AIM OF THE EXERCISE:
Repeat the records below exactly, from the first line through the line containing "fig.patch.set_facecolor('white')", and leave out any pictures.

Plotting code records:

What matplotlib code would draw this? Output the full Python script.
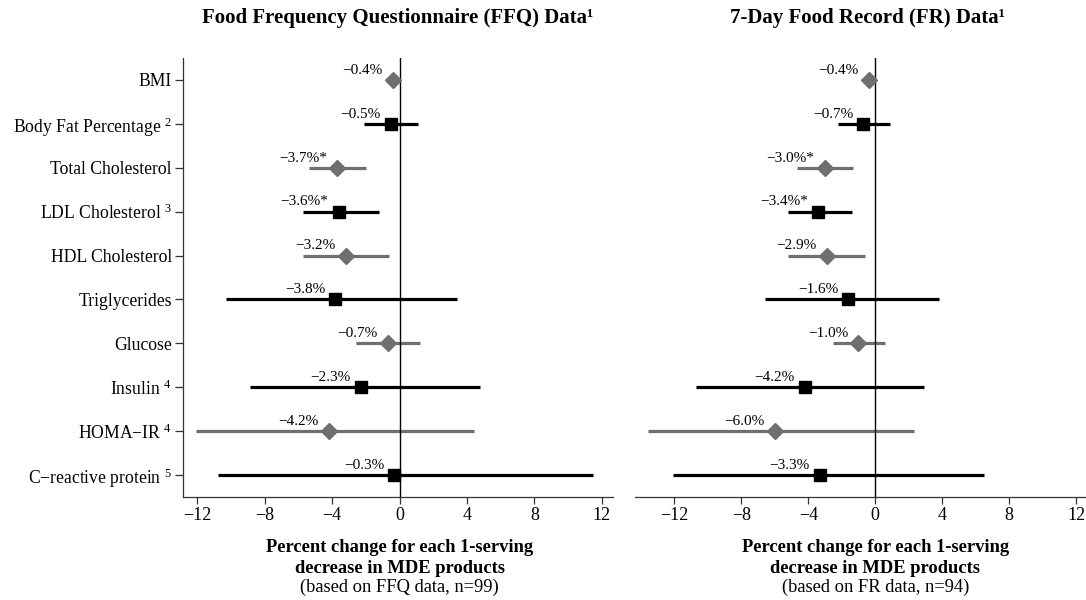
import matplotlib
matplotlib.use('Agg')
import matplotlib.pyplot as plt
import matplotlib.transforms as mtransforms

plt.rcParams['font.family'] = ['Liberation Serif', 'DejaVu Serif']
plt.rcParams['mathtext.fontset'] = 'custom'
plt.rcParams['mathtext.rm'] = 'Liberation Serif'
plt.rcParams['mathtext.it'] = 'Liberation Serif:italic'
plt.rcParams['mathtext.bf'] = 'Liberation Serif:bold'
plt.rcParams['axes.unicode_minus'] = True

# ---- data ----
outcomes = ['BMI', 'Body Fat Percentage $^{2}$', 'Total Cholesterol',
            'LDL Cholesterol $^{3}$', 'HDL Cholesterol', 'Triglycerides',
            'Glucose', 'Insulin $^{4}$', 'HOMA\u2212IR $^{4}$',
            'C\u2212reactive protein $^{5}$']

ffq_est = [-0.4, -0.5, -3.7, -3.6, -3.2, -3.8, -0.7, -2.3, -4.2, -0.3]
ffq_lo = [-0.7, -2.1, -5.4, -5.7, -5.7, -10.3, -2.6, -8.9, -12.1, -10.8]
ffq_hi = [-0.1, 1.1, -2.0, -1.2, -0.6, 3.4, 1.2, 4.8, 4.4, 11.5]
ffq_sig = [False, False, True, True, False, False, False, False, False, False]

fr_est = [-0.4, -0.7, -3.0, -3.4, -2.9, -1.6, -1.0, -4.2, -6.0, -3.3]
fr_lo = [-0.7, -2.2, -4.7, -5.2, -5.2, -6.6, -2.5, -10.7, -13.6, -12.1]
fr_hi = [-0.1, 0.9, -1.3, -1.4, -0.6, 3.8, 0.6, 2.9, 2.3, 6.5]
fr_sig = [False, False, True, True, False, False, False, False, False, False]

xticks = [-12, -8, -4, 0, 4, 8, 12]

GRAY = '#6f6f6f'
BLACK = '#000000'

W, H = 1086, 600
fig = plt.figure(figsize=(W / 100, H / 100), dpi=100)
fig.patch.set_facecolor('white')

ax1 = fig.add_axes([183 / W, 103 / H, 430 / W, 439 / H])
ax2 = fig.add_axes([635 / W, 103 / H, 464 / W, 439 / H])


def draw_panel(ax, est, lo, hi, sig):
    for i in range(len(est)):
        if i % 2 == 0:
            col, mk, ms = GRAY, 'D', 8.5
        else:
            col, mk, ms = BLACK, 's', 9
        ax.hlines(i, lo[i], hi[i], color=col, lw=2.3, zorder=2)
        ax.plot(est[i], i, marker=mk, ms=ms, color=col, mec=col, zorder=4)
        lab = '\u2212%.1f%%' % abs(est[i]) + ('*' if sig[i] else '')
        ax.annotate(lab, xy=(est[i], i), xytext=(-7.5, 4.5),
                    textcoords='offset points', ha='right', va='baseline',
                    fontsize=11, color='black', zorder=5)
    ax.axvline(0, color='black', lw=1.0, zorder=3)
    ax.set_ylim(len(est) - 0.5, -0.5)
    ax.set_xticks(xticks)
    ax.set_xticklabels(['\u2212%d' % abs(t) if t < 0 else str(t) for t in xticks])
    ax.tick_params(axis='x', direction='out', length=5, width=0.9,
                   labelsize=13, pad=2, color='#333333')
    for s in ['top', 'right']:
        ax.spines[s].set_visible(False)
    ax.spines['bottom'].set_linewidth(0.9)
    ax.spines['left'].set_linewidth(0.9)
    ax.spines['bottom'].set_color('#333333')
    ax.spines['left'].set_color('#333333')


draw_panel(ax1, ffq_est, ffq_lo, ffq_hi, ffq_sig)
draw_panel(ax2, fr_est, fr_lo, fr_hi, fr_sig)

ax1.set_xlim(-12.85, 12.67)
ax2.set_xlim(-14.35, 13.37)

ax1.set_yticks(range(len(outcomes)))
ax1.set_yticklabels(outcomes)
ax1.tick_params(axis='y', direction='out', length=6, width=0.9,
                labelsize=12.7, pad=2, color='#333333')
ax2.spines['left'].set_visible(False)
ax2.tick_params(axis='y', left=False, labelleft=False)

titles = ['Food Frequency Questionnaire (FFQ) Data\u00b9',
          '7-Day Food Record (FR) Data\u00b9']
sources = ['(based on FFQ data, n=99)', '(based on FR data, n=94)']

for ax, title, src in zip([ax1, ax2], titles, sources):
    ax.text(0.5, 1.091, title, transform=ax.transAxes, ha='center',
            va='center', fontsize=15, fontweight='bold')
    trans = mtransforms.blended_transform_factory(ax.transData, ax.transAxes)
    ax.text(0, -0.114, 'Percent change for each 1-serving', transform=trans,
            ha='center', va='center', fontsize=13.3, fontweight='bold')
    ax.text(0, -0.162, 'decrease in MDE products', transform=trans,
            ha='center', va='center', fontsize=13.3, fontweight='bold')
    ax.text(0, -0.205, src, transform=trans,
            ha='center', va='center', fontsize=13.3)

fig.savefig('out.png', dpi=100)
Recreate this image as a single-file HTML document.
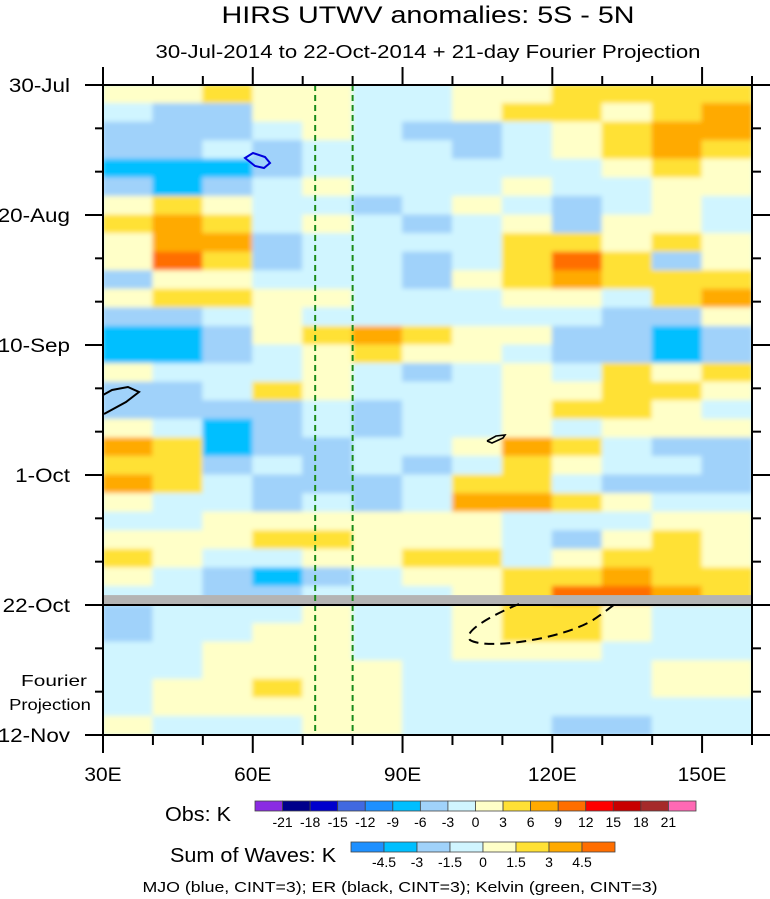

FULL OUTPUT:
What matplotlib code would draw this? Output the full Python script.
import matplotlib
matplotlib.use('Agg')
import matplotlib.pyplot as plt
import matplotlib.transforms as mtransforms

plt.rcParams['font.family'] = ['Liberation Serif', 'DejaVu Serif']
plt.rcParams['mathtext.fontset'] = 'custom'
plt.rcParams['mathtext.rm'] = 'Liberation Serif'
plt.rcParams['mathtext.it'] = 'Liberation Serif:italic'
plt.rcParams['mathtext.bf'] = 'Liberation Serif:bold'
plt.rcParams['axes.unicode_minus'] = True

# ---- data ----
outcomes = ['BMI', 'Body Fat Percentage $^{2}$', 'Total Cholesterol',
            'LDL Cholesterol $^{3}$', 'HDL Cholesterol', 'Triglycerides',
            'Glucose', 'Insulin $^{4}$', 'HOMA\u2212IR $^{4}$',
            'C\u2212reactive protein $^{5}$']

ffq_est = [-0.4, -0.5, -3.7, -3.6, -3.2, -3.8, -0.7, -2.3, -4.2, -0.3]
ffq_lo = [-0.7, -2.1, -5.4, -5.7, -5.7, -10.3, -2.6, -8.9, -12.1, -10.8]
ffq_hi = [-0.1, 1.1, -2.0, -1.2, -0.6, 3.4, 1.2, 4.8, 4.4, 11.5]
ffq_sig = [False, False, True, True, False, False, False, False, False, False]

fr_est = [-0.4, -0.7, -3.0, -3.4, -2.9, -1.6, -1.0, -4.2, -6.0, -3.3]
fr_lo = [-0.7, -2.2, -4.7, -5.2, -5.2, -6.6, -2.5, -10.7, -13.6, -12.1]
fr_hi = [-0.1, 0.9, -1.3, -1.4, -0.6, 3.8, 0.6, 2.9, 2.3, 6.5]
fr_sig = [False, False, True, True, False, False, False, False, False, False]

xticks = [-12, -8, -4, 0, 4, 8, 12]

GRAY = '#6f6f6f'
BLACK = '#000000'

W, H = 1086, 600
fig = plt.figure(figsize=(W / 100, H / 100), dpi=100)
fig.patch.set_facecolor('white')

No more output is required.